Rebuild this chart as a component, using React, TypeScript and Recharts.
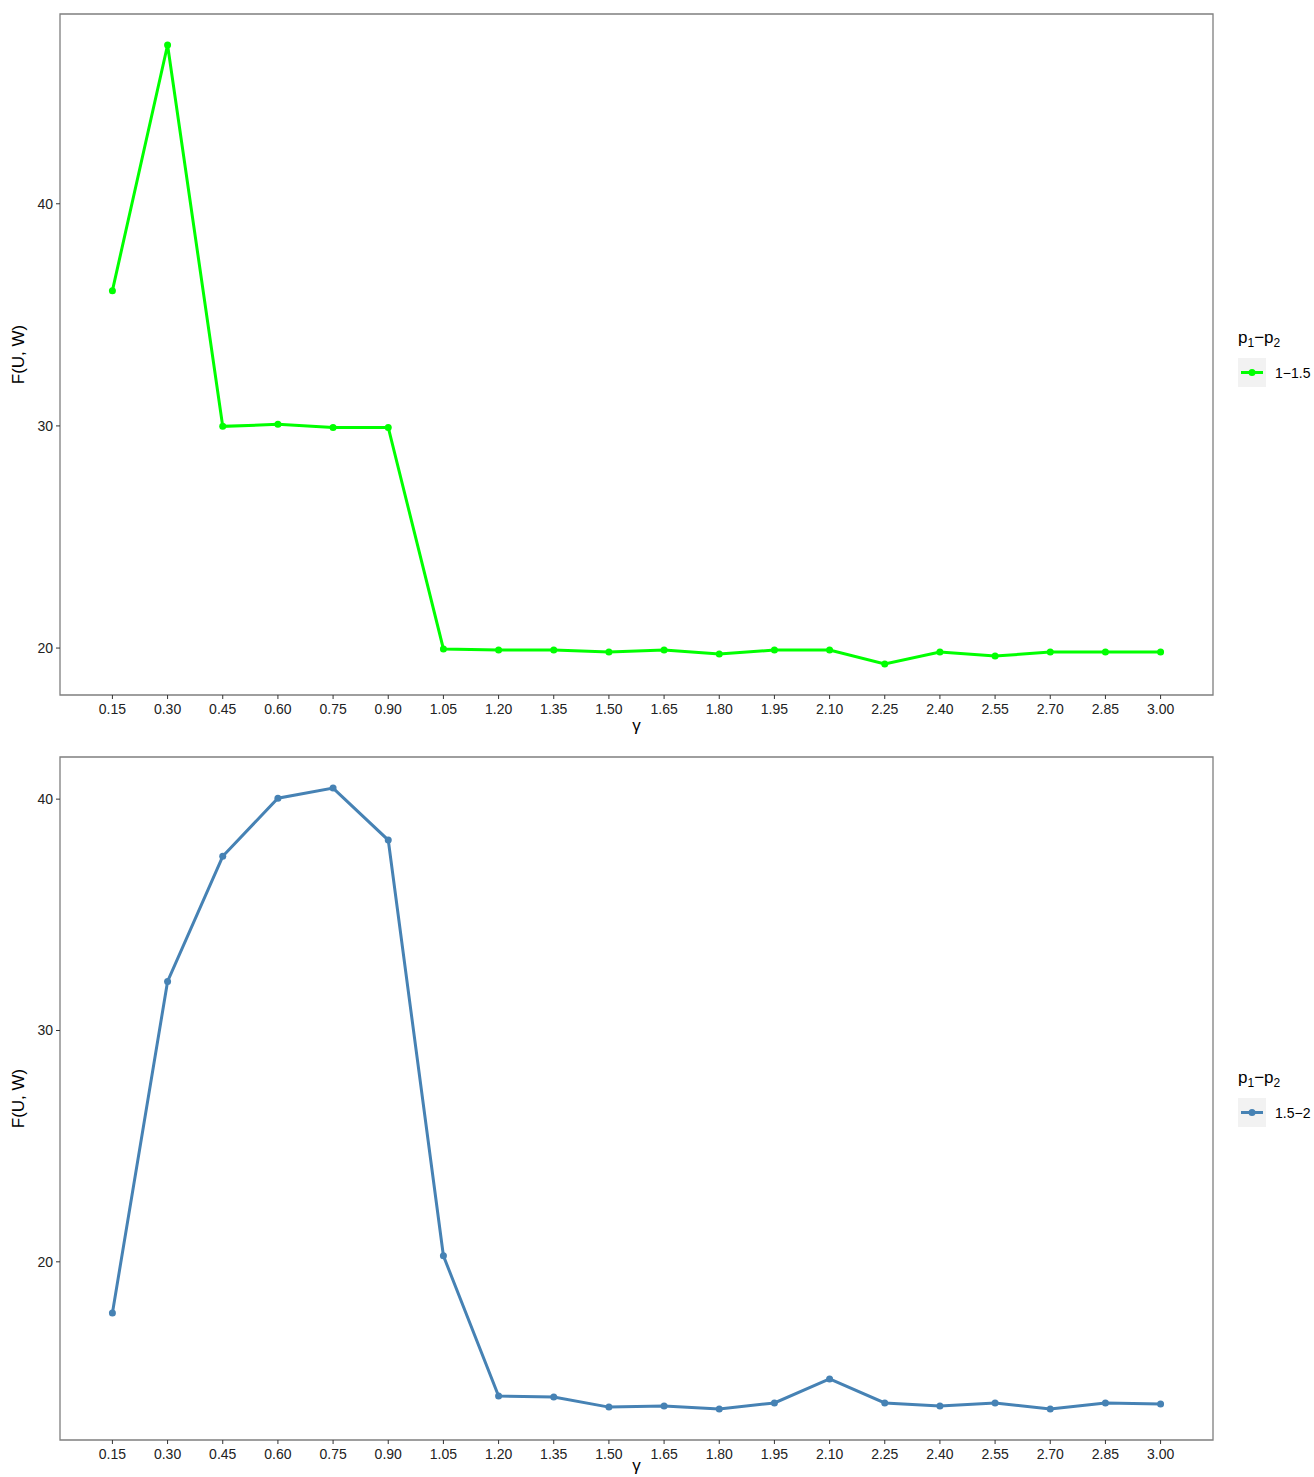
import { LineChart, Line, XAxis, YAxis, ReferenceArea, Legend } from 'recharts';

// gamma grid shared by both panels
const gamma = [0.15, 0.3, 0.45, 0.6, 0.75, 0.9, 1.05, 1.2, 1.35, 1.5, 1.65, 1.8, 1.95, 2.1, 2.25, 2.4, 2.55, 2.7, 2.85, 3.0];

// F(U, W) for p1-p2 = 1-1.5
const fTop = [36.09, 47.15, 29.98, 30.07, 29.93, 29.93, 19.96, 19.91, 19.91, 19.82, 19.91, 19.73, 19.91, 19.91, 19.28, 19.82, 19.64, 19.82, 19.82, 19.82];

// F(U, W) for p1-p2 = 1.5-2
const fBottom = [17.79, 32.12, 37.53, 40.04, 40.48, 38.23, 20.26, 14.2, 14.16, 13.72, 13.77, 13.64, 13.9, 14.94, 13.9, 13.77, 13.9, 13.64, 13.9, 13.85];

const yTicks = [20, 30, 40];
const topLabel = '1\u22121.5';
const bottomLabel = '1.5\u22122';

const FONT = '"Liberation Sans", Arial, sans-serif';

// ggplot-style 5% expansion
const expand = (vals: number[]): [number, number] => {
  const lo = Math.min(...vals);
  const hi = Math.max(...vals);
  const pad = (hi - lo) * 0.05;
  return [lo - pad, hi + pad];
};

const xDomain = expand(gamma);

function LegendBox({ color, label }: { color: string; label: string }) {
  return (
    <div style={{ fontFamily: FONT, color: '#000' }}>
      <div style={{ fontSize: 17, lineHeight: '20px', marginBottom: 5 }}>
        p<sub style={{ fontSize: 12 }}>1</sub>{'\u2212'}p<sub style={{ fontSize: 12 }}>2</sub>
      </div>
      <div style={{ display: 'flex', alignItems: 'center' }}>
        <svg width={28} height={29}>
          <rect x={0} y={0} width={28} height={29} fill="#f2f2f2" />
          <line x1={3} y1={14.5} x2={25} y2={14.5} stroke={color} strokeWidth={3} />
          <circle cx={14} cy={14.5} r={3.5} fill={color} />
        </svg>
        <span style={{ fontSize: 14, marginLeft: 9 }}>{label}</span>
      </div>
    </div>
  );
}

interface PanelProps {
  values: number[];
  color: string;
  label: string;
  height: number;
  top: number;
  axisHeight: number;
  gammaOffset: number;
}

function Panel({ values, color, label, height, top, axisHeight, gammaOffset }: PanelProps) {
  const data = gamma.map((g, i) => ({ gamma: g, f: values[i] }));
  const yDomain = expand(values);
  return (
    <LineChart width={1314} height={height} data={data} margin={{ top, right: 101, bottom: 0, left: 0 }}>
      <XAxis
        type="number"
        dataKey="gamma"
        domain={xDomain}
        ticks={gamma}
        allowDataOverflow
        axisLine={false}
        tickLine={{ stroke: '#333' }}
        tickSize={4}
        tickMargin={5}
        height={axisHeight}
        tickFormatter={(v: number) => v.toFixed(2)}
        tick={{ fontSize: 14, fill: '#222', fontFamily: FONT }}
        label={{ value: '\u03b3', position: 'insideBottom', offset: gammaOffset, style: { fontSize: 17, fill: '#000', fontFamily: FONT } }}
      />
      <YAxis
        type="number"
        domain={yDomain}
        ticks={yTicks}
        allowDataOverflow
        axisLine={false}
        tickLine={{ stroke: '#333' }}
        tickSize={4}
        tickMargin={3}
        width={60}
        tick={{ fontSize: 14, fill: '#222', fontFamily: FONT }}
        label={{ value: 'F(U, W)', angle: -90, position: 'insideLeft', offset: 18, style: { textAnchor: 'middle', fontSize: 17, fill: '#000', fontFamily: FONT } }}
      />
      <ReferenceArea
        x1={xDomain[0]}
        x2={xDomain[1]}
        y1={yDomain[0]}
        y2={yDomain[1]}
        fill="none"
        stroke="#7f7f7f"
        strokeWidth={1.3}
        ifOverflow="visible"
      />
      <Legend
        layout="horizontal"
        verticalAlign="middle"
        align="center"
        wrapperStyle={{ position: 'absolute', left: 1238, top: 328, width: 76 }}
        content={() => <LegendBox color={color} label={label} />}
      />
      <Line
        type="linear"
        dataKey="f"
        stroke={color}
        strokeWidth={3}
        dot={{ r: 3.5, fill: color, stroke: color, strokeWidth: 0 }}
        activeDot={false}
        isAnimationActive={false}
      />
    </LineChart>
  );
}

export default function App() {
  return (
    <div style={{ position: 'absolute', left: 0, top: 0, width: 1314, height: 1477, overflow: 'hidden', background: '#fff', fontFamily: FONT }}>
      <Panel values={fTop} color="#00ff00" label={topLabel} height={740} top={14} axisHeight={45} gammaOffset={9} />
      <Panel values={fBottom} color="#4682b4" label={bottomLabel} height={737} top={17} axisHeight={37} gammaOffset={6} />
    </div>
  );
}
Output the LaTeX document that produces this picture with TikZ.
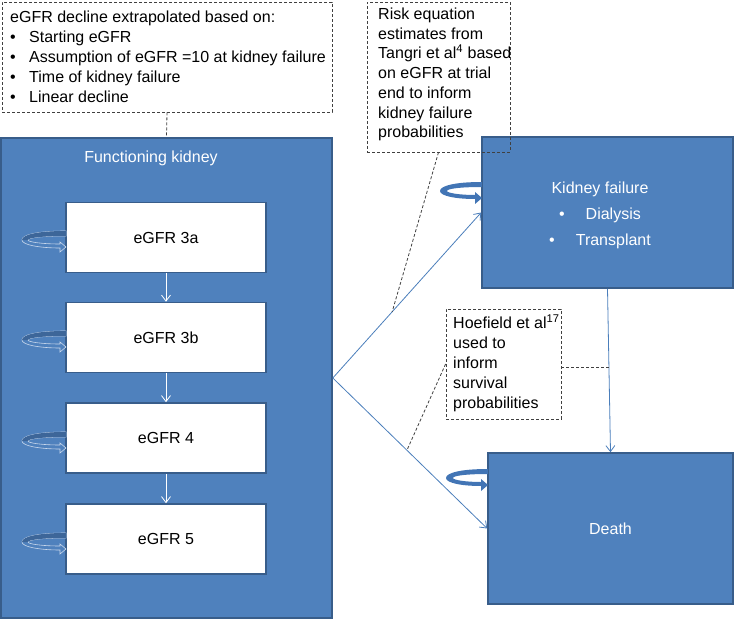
\documentclass[tikz,border=0pt]{standalone}
\usepackage{fontspec}
\setmainfont{Liberation Sans}
\usetikzlibrary{arrows.meta,calc}
\definecolor{fkblue}{HTML}{4F81BD}
\definecolor{bdr}{HTML}{385D8A}
\definecolor{conn}{HTML}{4A7EBB}
\definecolor{loopline}{HTML}{C9D8EC}
\definecolor{loopdark}{HTML}{3D6699}
\definecolor{loopsolid}{HTML}{4275B5}
\definecolor{dashcol}{HTML}{404040}
\tikzset{
  bluebox/.style={draw=bdr, line width=1.6pt, fill=fkblue, inner sep=0pt},
  whitebox/.style={draw=bdr, line width=1.6pt, fill=white, minimum width=200pt, minimum height=70pt, inner sep=0pt},
  notebox/.style={draw=dashcol, line width=0.8pt, dash pattern=on 3pt off 2pt, inner sep=0pt},
  notetext/.style={align=left, inner sep=0pt, anchor=west, text=black},
  flow/.style={draw=conn, line width=0.8pt, -{Straight Barb[length=6pt,width=9pt]}},
  innerflow/.style={draw=white, line width=0.8pt, -{Straight Barb[length=6pt,width=9pt]}},
  leader/.style={draw=dashcol, line width=0.8pt, dash pattern=on 3pt off 2pt},
  hollowloop/.pic={
    \path[fill=fkblue, draw=loopline, line width=0.6pt]
      (0,-9) .. controls (-30,-9) and (-44,-5) .. (-44,0)
      .. controls (-44,5) and (-26,8) .. (-6,8) -- (-6,12) -- (0,7) -- (-6,2) -- (-6,4)
      .. controls (-24,4) and (-38,2) .. (-38,0)
      .. controls (-38,-2) and (-26,-4) .. (0,-4) -- cycle;
    \fill[loopdark] (0,-9) .. controls (-30,-9) and (-44,-5) .. (-44,0) -- (-38,0)
      .. controls (-38,-2) and (-26,-4) .. (0,-4) -- cycle;
  },
  solidloop/.pic={
    \fill[loopsolid]
      (0,-9) .. controls (-28,-9) and (-42,-5) .. (-42,0)
      .. controls (-42,5) and (-26,8) .. (-7,8) -- (-7,13) -- (0,7) -- (-7,1) -- (-7,4)
      .. controls (-22,4) and (-35,2) .. (-35,0)
      .. controls (-35,-2) and (-24,-4) .. (0,-4) -- cycle;
  }
}
\begin{document}
\begin{tikzpicture}[x=1pt,y=-1pt,font=\fontsize{16}{20}\selectfont]
\useasboundingbox (0,0) rectangle (735,620);

% Functioning kidney
\node[bluebox, minimum width=331pt, minimum height=480pt] (fk) at (166.5,378) {};
\node[text=white, inner sep=0pt] (fktitle) at (151,158) {Functioning kidney};
\node[whitebox] (e3a) at (166,237.5) {eGFR 3a};
\node[whitebox] (e3b) at (166,337.5) {eGFR 3b};
\node[whitebox] (e4) at (166,438) {eGFR 4};
\node[whitebox] (e5) at (166,539) {eGFR 5};
\draw[innerflow] (e3a) -- (e3b);
\draw[innerflow] (e3b) -- (e4);
\draw[innerflow] (e4) -- (e5);
\pic at (66,240) {hollowloop};
\pic at (66,340) {hollowloop};
\pic at (66,441) {hollowloop};
\pic at (66,542) {hollowloop};

% Kidney failure
\node[bluebox, minimum width=251pt, minimum height=151pt] (kf) at (607.5,212.5) {};
\node[text=white, align=center, inner sep=0pt] (kftext) at (600,215)
  {Kidney failure\\[6pt]\textbullet\hspace{21pt}Dialysis\\[6pt]\textbullet\hspace{21pt}Transplant};
\pic at (482,191) {solidloop};

% Death
\node[bluebox, minimum width=245pt, minimum height=151pt, text=white] (death) at (610.5,528.5) {Death};
\pic at (488,478) {solidloop};

% Transitions
\draw[flow] (fk.east) -- (kf.west);
\draw[flow] (fk.east) -- (death.west);
\draw[flow] (kf.south) -- (death.north);

\coordinate (p1) at ($(fk.east)!0.4!(kf.west)$);
\coordinate (p2) at ($(fk.east)!0.48!(death.west)$);
\coordinate (p3) at ($(kf.south)!0.48!(death.north)$);

% Notes
\node[notebox, minimum width=330pt, minimum height=110pt] (topnote) at (167,57) {};
\node[notetext] (toptext) at (10,57) {eGFR decline extrapolated based on:\\
  \makebox[19pt][l]{\textbullet}Starting eGFR\\
  \makebox[19pt][l]{\textbullet}Assumption of eGFR =10 at kidney failure\\
  \makebox[19pt][l]{\textbullet}Time of kidney failure\\
  \makebox[19pt][l]{\textbullet}Linear decline};

\node[notebox, minimum width=143pt, minimum height=150pt] (risk) at (438.5,77) {};
\node[notetext, font=\fontsize{16}{19.7}\selectfont] (risktext) at (378,74.5) {Risk equation\\estimates from\\Tangri et al\textsuperscript{4} based\\on eGFR at trial\\end to inform\\kidney failure\\probabilities};

\node[notebox, minimum width=115pt, minimum height=110pt] (hoef) at (503.5,364) {};
\node[notetext] (hoeftext) at (453,363) {Hoefield et al\textsuperscript{17}\\used to\\inform\\survival\\probabilities};

% Leaders
\draw[leader] (topnote.south) -- (fk.north);
\draw[leader] (risk.south) -- (p1);
\draw[leader] (hoef.west) -- (p2);
\draw[leader] (hoef.east |- p3) -- (p3);
\end{tikzpicture}
\end{document}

____

Which lines above contain the word "this"? Copy each of them.

Exercise output:
Rebuild this chart as a component, using React, TypeScript and Recharts.
Output the LaTeX document that produces this picture with TikZ.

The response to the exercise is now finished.